Make an exact copy of the data below, leaving out every picture.
--- begin Dataset section ---
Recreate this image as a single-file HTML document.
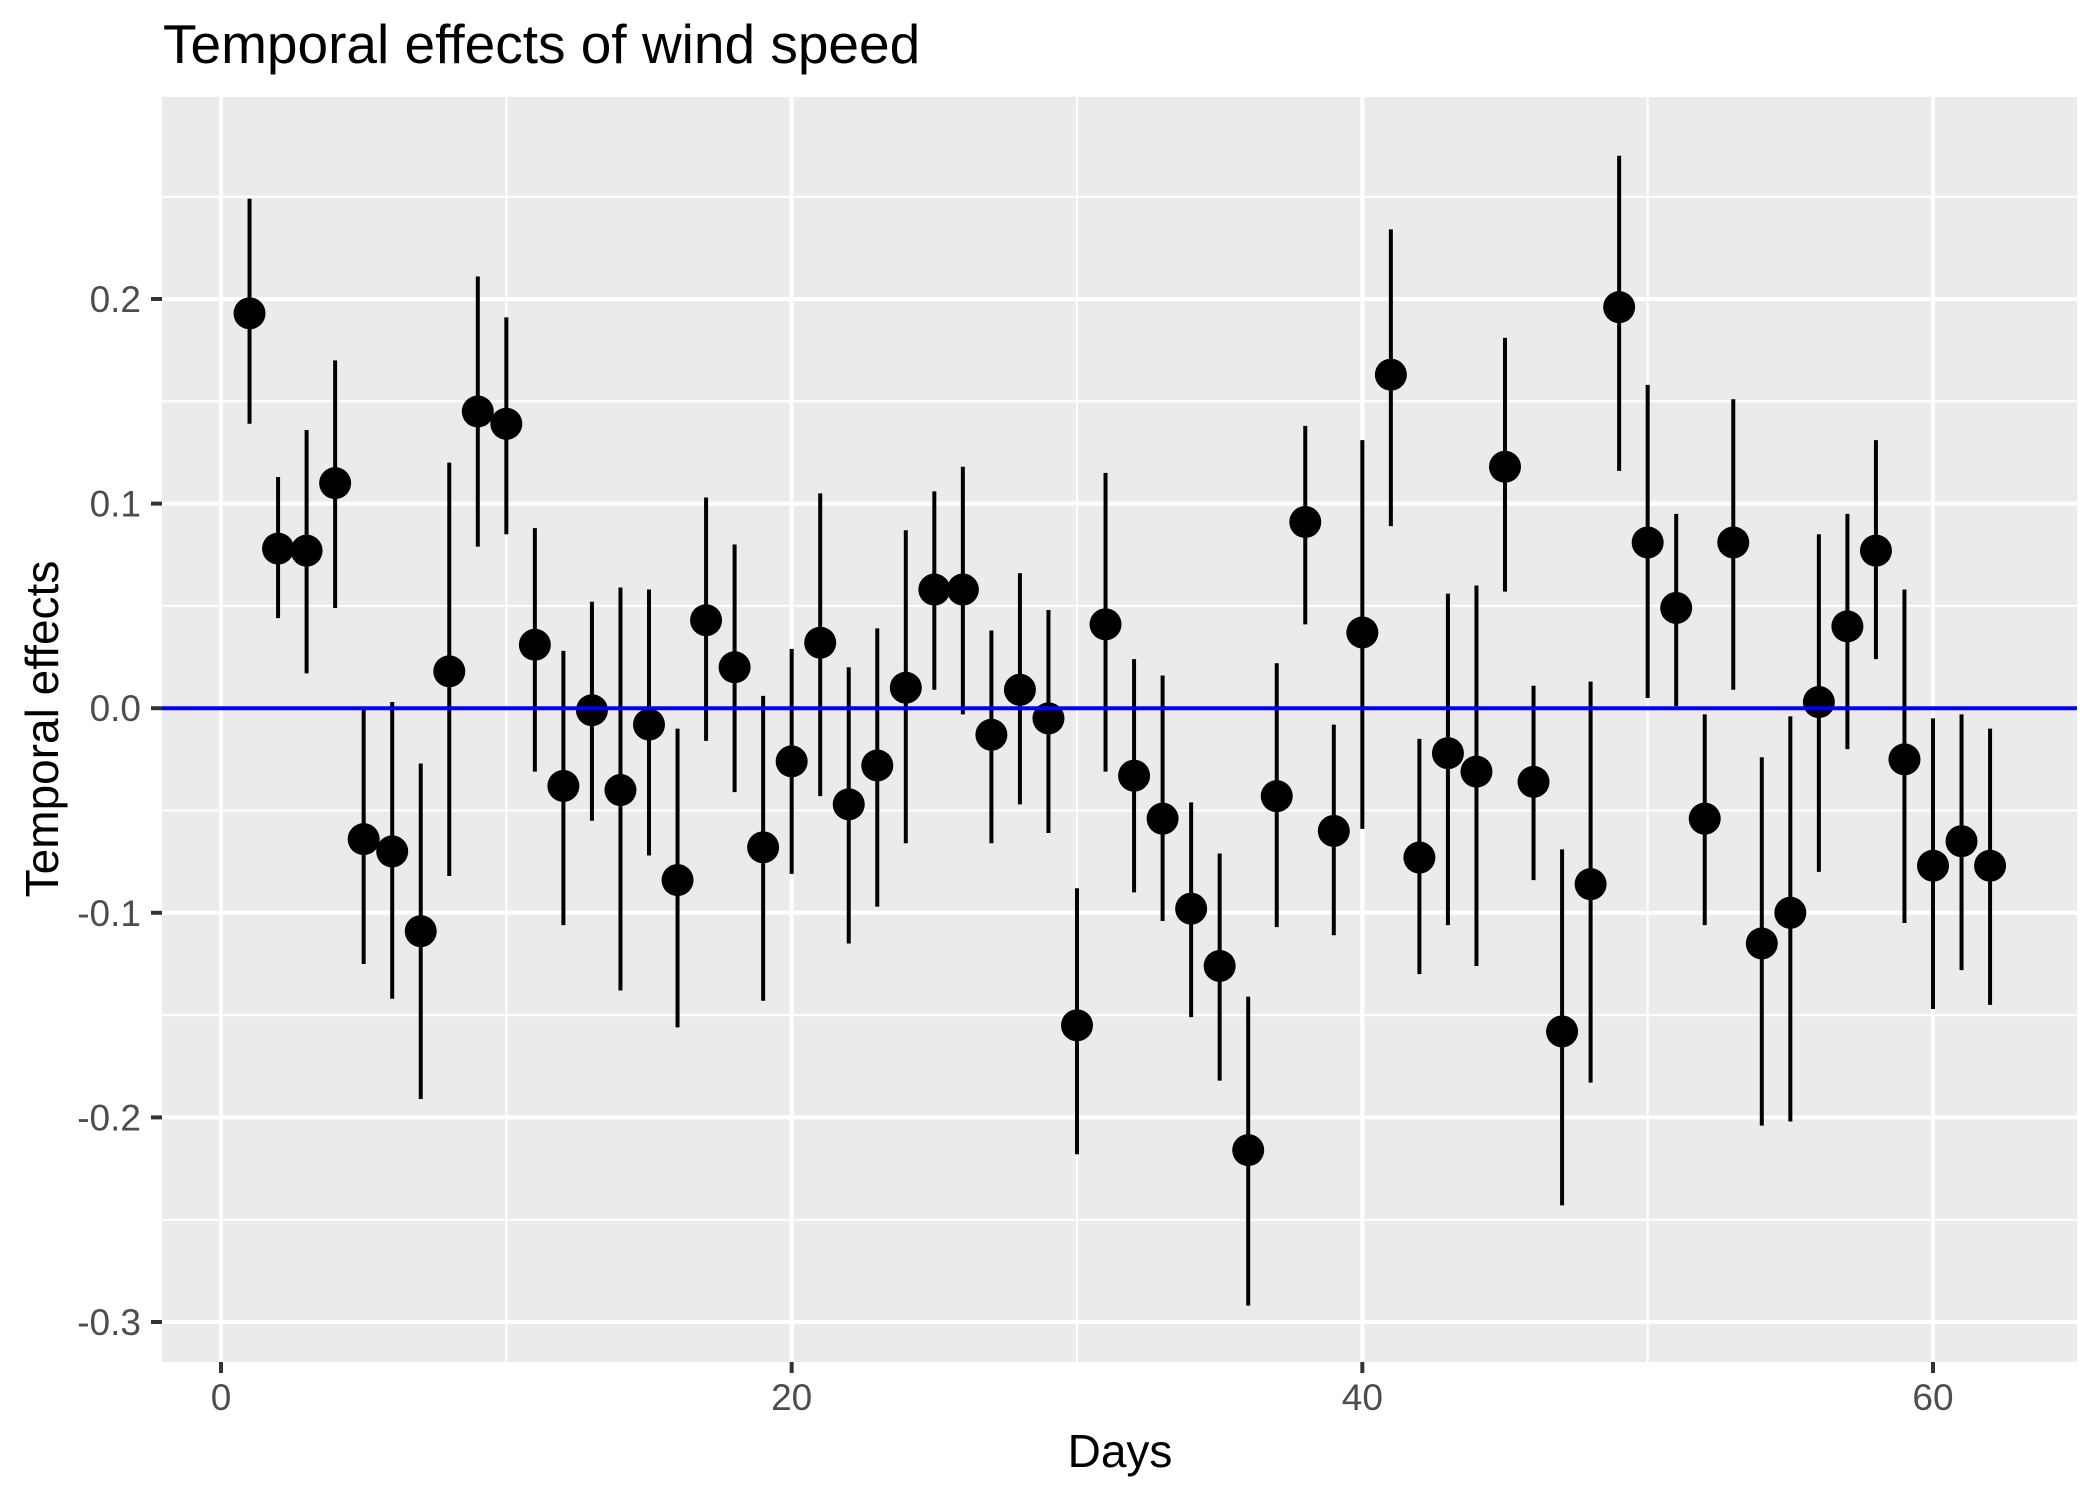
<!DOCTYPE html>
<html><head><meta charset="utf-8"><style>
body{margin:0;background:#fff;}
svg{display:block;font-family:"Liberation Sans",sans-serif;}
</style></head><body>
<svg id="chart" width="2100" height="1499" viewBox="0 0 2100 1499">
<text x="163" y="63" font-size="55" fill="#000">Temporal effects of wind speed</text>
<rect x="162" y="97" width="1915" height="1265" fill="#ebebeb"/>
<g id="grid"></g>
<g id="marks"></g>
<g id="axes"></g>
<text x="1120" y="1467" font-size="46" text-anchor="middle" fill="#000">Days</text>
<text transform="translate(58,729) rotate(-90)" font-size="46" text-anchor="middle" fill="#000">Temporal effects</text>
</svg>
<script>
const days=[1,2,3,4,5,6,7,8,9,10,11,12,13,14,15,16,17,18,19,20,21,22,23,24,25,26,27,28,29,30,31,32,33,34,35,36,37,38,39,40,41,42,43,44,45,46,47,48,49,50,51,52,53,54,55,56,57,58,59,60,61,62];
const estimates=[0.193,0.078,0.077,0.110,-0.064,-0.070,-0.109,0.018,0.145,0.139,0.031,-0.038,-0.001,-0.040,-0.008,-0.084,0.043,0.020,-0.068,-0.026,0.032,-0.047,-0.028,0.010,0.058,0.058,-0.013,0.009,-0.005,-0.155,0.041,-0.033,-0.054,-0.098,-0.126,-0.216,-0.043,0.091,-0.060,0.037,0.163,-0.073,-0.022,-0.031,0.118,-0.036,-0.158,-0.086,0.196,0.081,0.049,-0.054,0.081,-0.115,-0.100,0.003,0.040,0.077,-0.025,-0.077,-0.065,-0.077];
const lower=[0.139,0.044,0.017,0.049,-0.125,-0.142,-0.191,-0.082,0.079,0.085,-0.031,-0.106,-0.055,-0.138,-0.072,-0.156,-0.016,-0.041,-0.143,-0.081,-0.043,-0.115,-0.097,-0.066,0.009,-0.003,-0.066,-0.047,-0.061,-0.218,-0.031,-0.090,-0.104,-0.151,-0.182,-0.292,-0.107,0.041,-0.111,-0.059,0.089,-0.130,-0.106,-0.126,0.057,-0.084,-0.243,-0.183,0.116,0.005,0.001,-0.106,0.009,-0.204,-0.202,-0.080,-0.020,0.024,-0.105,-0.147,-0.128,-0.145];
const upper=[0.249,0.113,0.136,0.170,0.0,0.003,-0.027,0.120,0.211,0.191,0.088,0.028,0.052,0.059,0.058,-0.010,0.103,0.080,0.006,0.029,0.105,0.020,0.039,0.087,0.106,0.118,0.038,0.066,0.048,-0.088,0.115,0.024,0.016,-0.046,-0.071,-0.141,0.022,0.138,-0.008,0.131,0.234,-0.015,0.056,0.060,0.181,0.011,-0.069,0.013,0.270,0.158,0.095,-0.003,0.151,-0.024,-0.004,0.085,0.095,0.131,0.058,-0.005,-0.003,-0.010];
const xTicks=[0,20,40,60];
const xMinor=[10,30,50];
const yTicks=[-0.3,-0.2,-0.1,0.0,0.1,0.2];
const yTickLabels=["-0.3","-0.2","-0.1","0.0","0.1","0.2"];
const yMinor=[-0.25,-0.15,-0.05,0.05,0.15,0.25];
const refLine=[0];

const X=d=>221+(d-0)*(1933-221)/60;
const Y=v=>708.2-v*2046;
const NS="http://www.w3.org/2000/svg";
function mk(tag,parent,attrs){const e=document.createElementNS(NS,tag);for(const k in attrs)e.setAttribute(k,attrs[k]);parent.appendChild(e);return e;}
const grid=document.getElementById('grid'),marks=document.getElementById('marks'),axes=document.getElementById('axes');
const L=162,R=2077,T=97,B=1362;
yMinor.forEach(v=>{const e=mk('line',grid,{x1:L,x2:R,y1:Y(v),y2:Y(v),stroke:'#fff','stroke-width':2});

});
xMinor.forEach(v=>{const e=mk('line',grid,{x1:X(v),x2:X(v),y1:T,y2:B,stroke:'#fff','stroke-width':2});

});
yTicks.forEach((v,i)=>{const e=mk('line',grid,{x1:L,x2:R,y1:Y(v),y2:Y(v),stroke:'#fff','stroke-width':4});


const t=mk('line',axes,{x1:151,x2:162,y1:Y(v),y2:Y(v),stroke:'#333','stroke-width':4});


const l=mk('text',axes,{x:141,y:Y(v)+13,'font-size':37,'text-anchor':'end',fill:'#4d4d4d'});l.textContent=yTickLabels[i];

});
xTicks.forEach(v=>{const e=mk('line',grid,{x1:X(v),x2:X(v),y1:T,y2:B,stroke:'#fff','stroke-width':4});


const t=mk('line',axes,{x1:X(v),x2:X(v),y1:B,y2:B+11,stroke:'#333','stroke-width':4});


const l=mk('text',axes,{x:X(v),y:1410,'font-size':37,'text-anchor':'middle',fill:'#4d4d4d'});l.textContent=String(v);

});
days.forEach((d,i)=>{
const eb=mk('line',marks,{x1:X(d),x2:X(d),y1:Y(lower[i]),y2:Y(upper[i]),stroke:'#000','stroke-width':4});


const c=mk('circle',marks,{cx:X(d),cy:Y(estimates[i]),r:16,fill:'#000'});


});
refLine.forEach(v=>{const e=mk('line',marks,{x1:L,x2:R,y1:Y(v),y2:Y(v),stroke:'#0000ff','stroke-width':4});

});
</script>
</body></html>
--- end Dataset section ---
Final result —
Recreate this image as a single-file HTML document.
<!DOCTYPE html>
<html><head><meta charset="utf-8"><style>
body{margin:0;background:#fff;}
svg{display:block;font-family:"Liberation Sans",sans-serif;}
</style></head><body>
<svg id="chart" width="2100" height="1499" viewBox="0 0 2100 1499">
<text x="163" y="63" font-size="55" fill="#000">Temporal effects of wind speed</text>
<rect x="162" y="97" width="1915" height="1265" fill="#ebebeb"/>
<g id="grid"></g>
<g id="marks"></g>
<g id="axes"></g>
<text x="1120" y="1467" font-size="46" text-anchor="middle" fill="#000">Days</text>
<text transform="translate(58,729) rotate(-90)" font-size="46" text-anchor="middle" fill="#000">Temporal effects</text>
</svg>
<script>
const days=[1,2,3,4,5,6,7,8,9,10,11,12,13,14,15,16,17,18,19,20,21,22,23,24,25,26,27,28,29,30,31,32,33,34,35,36,37,38,39,40,41,42,43,44,45,46,47,48,49,50,51,52,53,54,55,56,57,58,59,60,61,62];
const estimates=[0.193,0.078,0.077,0.110,-0.064,-0.070,-0.109,0.018,0.145,0.139,0.031,-0.038,-0.001,-0.040,-0.008,-0.084,0.043,0.020,-0.068,-0.026,0.032,-0.047,-0.028,0.010,0.058,0.058,-0.013,0.009,-0.005,-0.155,0.041,-0.033,-0.054,-0.098,-0.126,-0.216,-0.043,0.091,-0.060,0.037,0.163,-0.073,-0.022,-0.031,0.118,-0.036,-0.158,-0.086,0.196,0.081,0.049,-0.054,0.081,-0.115,-0.100,0.003,0.040,0.077,-0.025,-0.077,-0.065,-0.077];
const lower=[0.139,0.044,0.017,0.049,-0.125,-0.142,-0.191,-0.082,0.079,0.085,-0.031,-0.106,-0.055,-0.138,-0.072,-0.156,-0.016,-0.041,-0.143,-0.081,-0.043,-0.115,-0.097,-0.066,0.009,-0.003,-0.066,-0.047,-0.061,-0.218,-0.031,-0.090,-0.104,-0.151,-0.182,-0.292,-0.107,0.041,-0.111,-0.059,0.089,-0.130,-0.106,-0.126,0.057,-0.084,-0.243,-0.183,0.116,0.005,0.001,-0.106,0.009,-0.204,-0.202,-0.080,-0.020,0.024,-0.105,-0.147,-0.128,-0.145];
const upper=[0.249,0.113,0.136,0.170,0.0,0.003,-0.027,0.120,0.211,0.191,0.088,0.028,0.052,0.059,0.058,-0.010,0.103,0.080,0.006,0.029,0.105,0.020,0.039,0.087,0.106,0.118,0.038,0.066,0.048,-0.088,0.115,0.024,0.016,-0.046,-0.071,-0.141,0.022,0.138,-0.008,0.131,0.234,-0.015,0.056,0.060,0.181,0.011,-0.069,0.013,0.270,0.158,0.095,-0.003,0.151,-0.024,-0.004,0.085,0.095,0.131,0.058,-0.005,-0.003,-0.010];
const xTicks=[0,20,40,60];
const xMinor=[10,30,50];
const yTicks=[-0.3,-0.2,-0.1,0.0,0.1,0.2];
const yTickLabels=["-0.3","-0.2","-0.1","0.0","0.1","0.2"];
const yMinor=[-0.25,-0.15,-0.05,0.05,0.15,0.25];
const refLine=[0];

const X=d=>221+(d-0)*(1933-221)/60;
const Y=v=>708.2-v*2046;
const NS="http://www.w3.org/2000/svg";
function mk(tag,parent,attrs){const e=document.createElementNS(NS,tag);for(const k in attrs)e.setAttribute(k,attrs[k]);parent.appendChild(e);return e;}
const grid=document.getElementById('grid'),marks=document.getElementById('marks'),axes=document.getElementById('axes');
const L=162,R=2077,T=97,B=1362;
yMinor.forEach(v=>{const e=mk('line',grid,{x1:L,x2:R,y1:Y(v),y2:Y(v),stroke:'#fff','stroke-width':2});

});
xMinor.forEach(v=>{const e=mk('line',grid,{x1:X(v),x2:X(v),y1:T,y2:B,stroke:'#fff','stroke-width':2});

});
yTicks.forEach((v,i)=>{const e=mk('line',grid,{x1:L,x2:R,y1:Y(v),y2:Y(v),stroke:'#fff','stroke-width':4});


const t=mk('line',axes,{x1:151,x2:162,y1:Y(v),y2:Y(v),stroke:'#333','stroke-width':4});


const l=mk('text',axes,{x:141,y:Y(v)+13,'font-size':37,'text-anchor':'end',fill:'#4d4d4d'});l.textContent=yTickLabels[i];

});
xTicks.forEach(v=>{const e=mk('line',grid,{x1:X(v),x2:X(v),y1:T,y2:B,stroke:'#fff','stroke-width':4});


const t=mk('line',axes,{x1:X(v),x2:X(v),y1:B,y2:B+11,stroke:'#333','stroke-width':4});


const l=mk('text',axes,{x:X(v),y:1410,'font-size':37,'text-anchor':'middle',fill:'#4d4d4d'});l.textContent=String(v);

});
days.forEach((d,i)=>{
const eb=mk('line',marks,{x1:X(d),x2:X(d),y1:Y(lower[i]),y2:Y(upper[i]),stroke:'#000','stroke-width':4});


const c=mk('circle',marks,{cx:X(d),cy:Y(estimates[i]),r:16,fill:'#000'});


});
refLine.forEach(v=>{const e=mk('line',marks,{x1:L,x2:R,y1:Y(v),y2:Y(v),stroke:'#0000ff','stroke-width':4});

});
</script>
</body></html>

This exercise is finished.